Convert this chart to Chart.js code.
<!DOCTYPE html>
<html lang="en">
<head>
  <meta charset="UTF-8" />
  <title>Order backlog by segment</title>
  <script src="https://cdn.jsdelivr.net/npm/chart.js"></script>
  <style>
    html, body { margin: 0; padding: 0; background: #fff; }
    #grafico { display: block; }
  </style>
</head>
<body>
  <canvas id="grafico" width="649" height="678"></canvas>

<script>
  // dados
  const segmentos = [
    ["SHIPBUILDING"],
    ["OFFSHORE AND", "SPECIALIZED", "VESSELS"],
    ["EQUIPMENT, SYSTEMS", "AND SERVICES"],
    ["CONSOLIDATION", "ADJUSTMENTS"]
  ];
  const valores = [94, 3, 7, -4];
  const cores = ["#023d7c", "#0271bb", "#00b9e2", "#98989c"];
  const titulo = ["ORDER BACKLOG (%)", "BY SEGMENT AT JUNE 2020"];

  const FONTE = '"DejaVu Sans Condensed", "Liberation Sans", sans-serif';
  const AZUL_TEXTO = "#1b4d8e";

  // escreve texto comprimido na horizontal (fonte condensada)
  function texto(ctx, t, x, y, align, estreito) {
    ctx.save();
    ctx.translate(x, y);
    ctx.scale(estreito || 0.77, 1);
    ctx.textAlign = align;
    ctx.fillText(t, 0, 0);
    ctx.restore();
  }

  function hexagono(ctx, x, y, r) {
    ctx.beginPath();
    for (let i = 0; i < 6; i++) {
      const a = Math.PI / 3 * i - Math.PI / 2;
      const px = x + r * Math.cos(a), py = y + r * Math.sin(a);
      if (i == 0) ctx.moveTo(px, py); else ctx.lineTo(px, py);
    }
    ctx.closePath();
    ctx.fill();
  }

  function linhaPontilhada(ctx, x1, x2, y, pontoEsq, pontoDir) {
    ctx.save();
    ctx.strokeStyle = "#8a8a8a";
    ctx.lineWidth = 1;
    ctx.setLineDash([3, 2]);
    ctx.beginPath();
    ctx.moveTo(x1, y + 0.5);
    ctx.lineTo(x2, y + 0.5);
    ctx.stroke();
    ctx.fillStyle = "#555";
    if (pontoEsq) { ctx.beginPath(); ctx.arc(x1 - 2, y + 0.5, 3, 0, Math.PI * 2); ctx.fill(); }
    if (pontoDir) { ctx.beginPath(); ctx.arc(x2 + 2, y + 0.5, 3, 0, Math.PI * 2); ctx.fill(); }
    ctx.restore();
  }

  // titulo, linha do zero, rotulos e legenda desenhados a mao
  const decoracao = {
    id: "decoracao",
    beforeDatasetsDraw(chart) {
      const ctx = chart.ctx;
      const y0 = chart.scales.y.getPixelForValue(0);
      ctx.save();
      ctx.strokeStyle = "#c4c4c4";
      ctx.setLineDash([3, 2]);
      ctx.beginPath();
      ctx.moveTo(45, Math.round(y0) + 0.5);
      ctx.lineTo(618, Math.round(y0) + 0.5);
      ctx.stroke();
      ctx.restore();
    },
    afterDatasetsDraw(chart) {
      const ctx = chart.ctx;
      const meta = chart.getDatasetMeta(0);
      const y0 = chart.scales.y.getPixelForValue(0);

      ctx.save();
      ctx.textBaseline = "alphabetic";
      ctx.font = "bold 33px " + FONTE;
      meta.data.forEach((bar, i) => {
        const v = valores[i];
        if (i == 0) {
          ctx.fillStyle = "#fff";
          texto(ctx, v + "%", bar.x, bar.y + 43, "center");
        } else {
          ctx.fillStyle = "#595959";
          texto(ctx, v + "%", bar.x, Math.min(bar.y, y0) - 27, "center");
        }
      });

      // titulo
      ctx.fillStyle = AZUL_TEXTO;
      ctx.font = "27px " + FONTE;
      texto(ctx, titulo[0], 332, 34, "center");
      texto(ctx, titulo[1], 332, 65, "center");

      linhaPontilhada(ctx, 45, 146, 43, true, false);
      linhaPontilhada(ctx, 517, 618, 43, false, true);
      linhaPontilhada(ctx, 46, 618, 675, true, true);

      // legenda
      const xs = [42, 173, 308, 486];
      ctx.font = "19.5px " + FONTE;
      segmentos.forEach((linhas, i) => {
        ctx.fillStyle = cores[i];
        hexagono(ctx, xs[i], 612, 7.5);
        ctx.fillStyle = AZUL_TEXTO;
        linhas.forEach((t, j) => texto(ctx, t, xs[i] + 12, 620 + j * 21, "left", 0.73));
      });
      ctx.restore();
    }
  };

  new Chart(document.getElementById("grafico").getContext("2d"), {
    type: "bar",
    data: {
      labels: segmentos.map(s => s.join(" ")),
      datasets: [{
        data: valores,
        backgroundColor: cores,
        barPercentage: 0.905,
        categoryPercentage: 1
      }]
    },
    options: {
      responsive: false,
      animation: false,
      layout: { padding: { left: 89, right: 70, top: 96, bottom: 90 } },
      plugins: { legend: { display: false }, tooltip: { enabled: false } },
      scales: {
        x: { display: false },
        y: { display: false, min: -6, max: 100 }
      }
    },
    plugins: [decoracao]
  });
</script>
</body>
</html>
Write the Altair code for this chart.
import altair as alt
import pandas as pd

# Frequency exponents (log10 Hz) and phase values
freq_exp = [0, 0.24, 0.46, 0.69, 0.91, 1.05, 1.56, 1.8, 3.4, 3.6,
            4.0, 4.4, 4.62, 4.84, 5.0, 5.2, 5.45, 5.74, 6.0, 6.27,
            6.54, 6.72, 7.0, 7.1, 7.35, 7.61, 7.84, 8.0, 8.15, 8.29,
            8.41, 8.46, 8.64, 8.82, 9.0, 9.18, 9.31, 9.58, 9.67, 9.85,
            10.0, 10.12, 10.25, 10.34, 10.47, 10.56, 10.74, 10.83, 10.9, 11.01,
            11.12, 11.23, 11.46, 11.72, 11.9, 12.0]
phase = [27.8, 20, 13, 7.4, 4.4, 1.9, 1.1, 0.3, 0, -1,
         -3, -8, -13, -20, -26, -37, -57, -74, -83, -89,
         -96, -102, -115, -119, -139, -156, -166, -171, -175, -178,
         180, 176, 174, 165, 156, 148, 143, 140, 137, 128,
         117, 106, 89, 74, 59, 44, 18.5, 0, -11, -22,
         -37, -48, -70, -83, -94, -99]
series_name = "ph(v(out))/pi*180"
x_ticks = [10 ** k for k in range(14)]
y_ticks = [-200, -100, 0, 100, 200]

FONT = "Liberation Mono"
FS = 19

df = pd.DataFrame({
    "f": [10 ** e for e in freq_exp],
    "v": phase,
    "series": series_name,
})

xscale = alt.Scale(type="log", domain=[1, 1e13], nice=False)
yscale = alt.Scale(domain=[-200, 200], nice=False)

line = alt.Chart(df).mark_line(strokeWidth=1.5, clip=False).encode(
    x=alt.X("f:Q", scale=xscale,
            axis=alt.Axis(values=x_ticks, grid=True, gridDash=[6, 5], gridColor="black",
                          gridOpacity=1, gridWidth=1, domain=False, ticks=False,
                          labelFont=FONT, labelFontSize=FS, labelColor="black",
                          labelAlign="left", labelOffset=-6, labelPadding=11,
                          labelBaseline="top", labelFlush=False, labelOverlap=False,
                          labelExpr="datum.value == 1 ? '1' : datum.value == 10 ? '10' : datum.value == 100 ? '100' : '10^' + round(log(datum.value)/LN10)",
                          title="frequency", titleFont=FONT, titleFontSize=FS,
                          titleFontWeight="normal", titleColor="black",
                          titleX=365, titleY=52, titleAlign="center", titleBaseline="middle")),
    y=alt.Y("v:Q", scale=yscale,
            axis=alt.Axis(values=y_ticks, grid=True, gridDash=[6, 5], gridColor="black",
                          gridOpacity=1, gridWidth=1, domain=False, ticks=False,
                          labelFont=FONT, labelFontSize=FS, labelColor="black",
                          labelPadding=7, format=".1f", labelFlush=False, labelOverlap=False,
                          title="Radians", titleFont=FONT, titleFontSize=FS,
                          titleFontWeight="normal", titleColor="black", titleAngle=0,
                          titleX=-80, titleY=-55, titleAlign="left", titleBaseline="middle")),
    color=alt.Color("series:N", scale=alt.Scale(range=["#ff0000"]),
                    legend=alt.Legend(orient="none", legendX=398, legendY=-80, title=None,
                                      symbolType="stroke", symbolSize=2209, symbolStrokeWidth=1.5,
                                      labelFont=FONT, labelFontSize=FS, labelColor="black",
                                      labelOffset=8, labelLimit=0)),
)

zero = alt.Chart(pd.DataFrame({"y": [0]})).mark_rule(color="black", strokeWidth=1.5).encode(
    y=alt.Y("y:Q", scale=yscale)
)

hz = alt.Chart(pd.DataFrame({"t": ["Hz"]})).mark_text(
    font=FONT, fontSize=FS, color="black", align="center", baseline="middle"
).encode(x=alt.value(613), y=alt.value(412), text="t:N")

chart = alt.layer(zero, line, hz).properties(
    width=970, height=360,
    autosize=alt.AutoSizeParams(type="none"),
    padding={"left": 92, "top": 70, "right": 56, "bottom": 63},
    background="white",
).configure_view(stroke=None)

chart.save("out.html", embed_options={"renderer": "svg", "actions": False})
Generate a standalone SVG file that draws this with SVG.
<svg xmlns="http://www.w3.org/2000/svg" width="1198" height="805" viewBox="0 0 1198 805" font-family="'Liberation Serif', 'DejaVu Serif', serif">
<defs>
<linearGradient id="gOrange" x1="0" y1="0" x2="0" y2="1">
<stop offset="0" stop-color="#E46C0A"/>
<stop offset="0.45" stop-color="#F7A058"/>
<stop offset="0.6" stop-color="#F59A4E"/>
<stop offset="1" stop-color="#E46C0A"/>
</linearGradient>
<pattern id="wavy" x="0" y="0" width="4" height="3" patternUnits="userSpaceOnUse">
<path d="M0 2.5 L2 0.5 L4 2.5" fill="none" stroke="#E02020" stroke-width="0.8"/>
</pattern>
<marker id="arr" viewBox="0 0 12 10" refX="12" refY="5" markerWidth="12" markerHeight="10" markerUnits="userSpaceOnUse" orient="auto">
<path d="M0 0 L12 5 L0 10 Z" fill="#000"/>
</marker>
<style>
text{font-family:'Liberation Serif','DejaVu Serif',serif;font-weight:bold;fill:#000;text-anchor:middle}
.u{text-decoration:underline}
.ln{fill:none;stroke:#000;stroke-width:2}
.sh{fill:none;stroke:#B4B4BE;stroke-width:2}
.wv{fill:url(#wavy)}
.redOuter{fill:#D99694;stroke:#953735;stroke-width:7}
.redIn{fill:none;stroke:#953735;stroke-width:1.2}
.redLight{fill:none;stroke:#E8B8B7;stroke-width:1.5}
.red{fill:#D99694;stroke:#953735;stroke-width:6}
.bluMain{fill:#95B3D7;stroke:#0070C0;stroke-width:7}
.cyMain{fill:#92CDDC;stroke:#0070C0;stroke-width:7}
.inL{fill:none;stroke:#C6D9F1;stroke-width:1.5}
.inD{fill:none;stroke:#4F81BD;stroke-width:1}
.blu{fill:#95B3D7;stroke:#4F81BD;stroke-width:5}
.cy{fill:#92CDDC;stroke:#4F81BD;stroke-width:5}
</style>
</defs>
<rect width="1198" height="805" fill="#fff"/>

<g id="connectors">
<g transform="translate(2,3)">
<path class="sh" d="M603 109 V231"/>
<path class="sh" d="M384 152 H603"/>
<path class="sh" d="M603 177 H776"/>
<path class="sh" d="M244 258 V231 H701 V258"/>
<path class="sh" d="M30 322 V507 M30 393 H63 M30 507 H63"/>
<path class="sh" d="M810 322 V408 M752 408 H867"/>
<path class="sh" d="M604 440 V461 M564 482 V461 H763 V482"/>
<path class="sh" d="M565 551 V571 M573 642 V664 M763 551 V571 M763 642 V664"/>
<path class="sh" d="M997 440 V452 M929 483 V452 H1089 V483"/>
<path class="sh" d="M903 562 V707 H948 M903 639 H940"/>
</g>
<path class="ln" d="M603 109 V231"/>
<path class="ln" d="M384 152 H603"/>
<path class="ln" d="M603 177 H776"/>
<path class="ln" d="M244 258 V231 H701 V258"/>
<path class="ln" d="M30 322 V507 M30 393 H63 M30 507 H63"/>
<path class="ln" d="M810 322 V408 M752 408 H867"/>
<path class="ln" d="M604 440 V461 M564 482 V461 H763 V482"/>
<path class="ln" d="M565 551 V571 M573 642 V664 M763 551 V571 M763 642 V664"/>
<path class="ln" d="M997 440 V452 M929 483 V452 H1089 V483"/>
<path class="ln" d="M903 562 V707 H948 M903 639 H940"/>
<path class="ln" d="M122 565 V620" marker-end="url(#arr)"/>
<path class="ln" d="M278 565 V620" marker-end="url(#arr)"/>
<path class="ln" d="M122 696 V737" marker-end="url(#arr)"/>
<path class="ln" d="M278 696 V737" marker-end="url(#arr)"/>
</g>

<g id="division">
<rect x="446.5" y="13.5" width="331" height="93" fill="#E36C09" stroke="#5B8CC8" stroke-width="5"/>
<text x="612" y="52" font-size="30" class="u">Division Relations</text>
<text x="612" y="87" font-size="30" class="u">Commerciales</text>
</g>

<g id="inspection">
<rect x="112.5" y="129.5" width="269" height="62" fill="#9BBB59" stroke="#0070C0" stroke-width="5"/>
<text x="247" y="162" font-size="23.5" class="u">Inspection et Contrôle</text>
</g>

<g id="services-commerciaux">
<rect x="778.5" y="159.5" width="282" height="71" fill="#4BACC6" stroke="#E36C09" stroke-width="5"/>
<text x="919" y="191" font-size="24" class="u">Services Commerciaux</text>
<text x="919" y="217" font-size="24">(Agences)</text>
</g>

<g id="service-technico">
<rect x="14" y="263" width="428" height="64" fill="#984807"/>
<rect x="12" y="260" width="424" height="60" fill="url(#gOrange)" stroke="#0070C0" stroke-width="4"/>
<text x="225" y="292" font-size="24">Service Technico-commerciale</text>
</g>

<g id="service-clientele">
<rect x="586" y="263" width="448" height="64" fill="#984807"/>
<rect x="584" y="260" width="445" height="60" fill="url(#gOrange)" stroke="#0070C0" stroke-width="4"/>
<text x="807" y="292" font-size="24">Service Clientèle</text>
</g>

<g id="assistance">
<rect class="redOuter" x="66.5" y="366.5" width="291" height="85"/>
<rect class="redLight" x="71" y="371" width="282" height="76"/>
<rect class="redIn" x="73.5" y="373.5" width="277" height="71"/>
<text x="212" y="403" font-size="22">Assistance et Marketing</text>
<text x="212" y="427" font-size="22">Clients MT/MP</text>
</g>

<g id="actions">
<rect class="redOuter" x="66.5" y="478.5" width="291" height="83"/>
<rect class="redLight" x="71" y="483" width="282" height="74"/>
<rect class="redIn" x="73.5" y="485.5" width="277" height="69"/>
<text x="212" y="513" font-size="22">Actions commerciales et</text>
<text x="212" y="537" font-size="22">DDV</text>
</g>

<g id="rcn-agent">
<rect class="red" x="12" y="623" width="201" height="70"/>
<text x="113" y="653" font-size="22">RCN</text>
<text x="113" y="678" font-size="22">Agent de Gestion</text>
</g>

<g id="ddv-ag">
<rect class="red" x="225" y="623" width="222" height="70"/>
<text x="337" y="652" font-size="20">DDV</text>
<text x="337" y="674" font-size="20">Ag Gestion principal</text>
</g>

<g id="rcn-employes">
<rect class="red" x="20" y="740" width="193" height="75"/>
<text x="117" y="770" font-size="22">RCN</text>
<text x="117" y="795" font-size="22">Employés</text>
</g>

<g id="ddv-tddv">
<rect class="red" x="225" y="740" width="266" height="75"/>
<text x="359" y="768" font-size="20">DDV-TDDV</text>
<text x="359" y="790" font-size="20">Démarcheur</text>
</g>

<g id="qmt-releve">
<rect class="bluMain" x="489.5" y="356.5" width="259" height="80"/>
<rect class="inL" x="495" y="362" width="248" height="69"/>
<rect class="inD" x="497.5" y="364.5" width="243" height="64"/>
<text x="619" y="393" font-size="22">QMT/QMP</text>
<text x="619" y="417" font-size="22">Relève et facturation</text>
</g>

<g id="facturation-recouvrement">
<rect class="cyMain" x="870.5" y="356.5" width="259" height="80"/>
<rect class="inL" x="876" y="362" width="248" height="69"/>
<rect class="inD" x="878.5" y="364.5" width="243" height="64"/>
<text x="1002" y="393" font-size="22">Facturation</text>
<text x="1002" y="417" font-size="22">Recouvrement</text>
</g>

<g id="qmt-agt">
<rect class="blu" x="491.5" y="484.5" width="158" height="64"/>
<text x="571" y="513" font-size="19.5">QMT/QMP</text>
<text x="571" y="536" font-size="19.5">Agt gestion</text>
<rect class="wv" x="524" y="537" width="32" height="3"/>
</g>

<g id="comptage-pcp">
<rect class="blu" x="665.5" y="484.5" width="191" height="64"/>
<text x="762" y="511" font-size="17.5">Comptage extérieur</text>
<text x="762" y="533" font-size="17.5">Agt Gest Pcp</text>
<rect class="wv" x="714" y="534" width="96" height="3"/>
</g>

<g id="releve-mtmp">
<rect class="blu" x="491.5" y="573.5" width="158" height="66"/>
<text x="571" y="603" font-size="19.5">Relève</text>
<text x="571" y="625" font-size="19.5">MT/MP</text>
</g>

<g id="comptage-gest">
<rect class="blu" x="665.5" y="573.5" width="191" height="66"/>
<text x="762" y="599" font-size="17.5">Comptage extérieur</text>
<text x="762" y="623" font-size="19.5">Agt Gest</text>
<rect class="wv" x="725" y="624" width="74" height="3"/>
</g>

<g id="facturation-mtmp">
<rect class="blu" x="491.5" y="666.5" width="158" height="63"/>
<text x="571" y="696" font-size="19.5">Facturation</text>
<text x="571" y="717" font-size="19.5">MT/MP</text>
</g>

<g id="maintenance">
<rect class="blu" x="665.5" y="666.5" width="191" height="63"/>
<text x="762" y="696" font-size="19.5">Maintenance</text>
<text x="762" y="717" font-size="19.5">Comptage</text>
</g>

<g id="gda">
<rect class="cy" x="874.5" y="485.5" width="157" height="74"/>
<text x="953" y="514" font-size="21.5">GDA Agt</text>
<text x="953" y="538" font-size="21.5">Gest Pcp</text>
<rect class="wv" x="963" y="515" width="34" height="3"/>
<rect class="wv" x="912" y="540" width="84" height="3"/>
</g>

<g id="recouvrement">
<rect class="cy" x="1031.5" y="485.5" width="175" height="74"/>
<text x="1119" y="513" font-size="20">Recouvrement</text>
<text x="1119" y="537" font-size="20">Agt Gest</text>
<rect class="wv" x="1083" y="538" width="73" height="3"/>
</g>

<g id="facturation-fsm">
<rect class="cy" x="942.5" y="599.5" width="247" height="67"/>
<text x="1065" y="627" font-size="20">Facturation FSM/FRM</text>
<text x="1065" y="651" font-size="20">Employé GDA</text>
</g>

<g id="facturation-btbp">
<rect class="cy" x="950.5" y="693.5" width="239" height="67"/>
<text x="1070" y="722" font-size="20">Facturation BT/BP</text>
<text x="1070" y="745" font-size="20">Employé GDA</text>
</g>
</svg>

....................

The lines from the one containing "Write the Altair code for this chart." to the one containing "import pandas as pd", both included, are to be extracted exactly; give no other line.

▶ **Task result**
Write the Altair code for this chart.
import altair as alt
import pandas as pd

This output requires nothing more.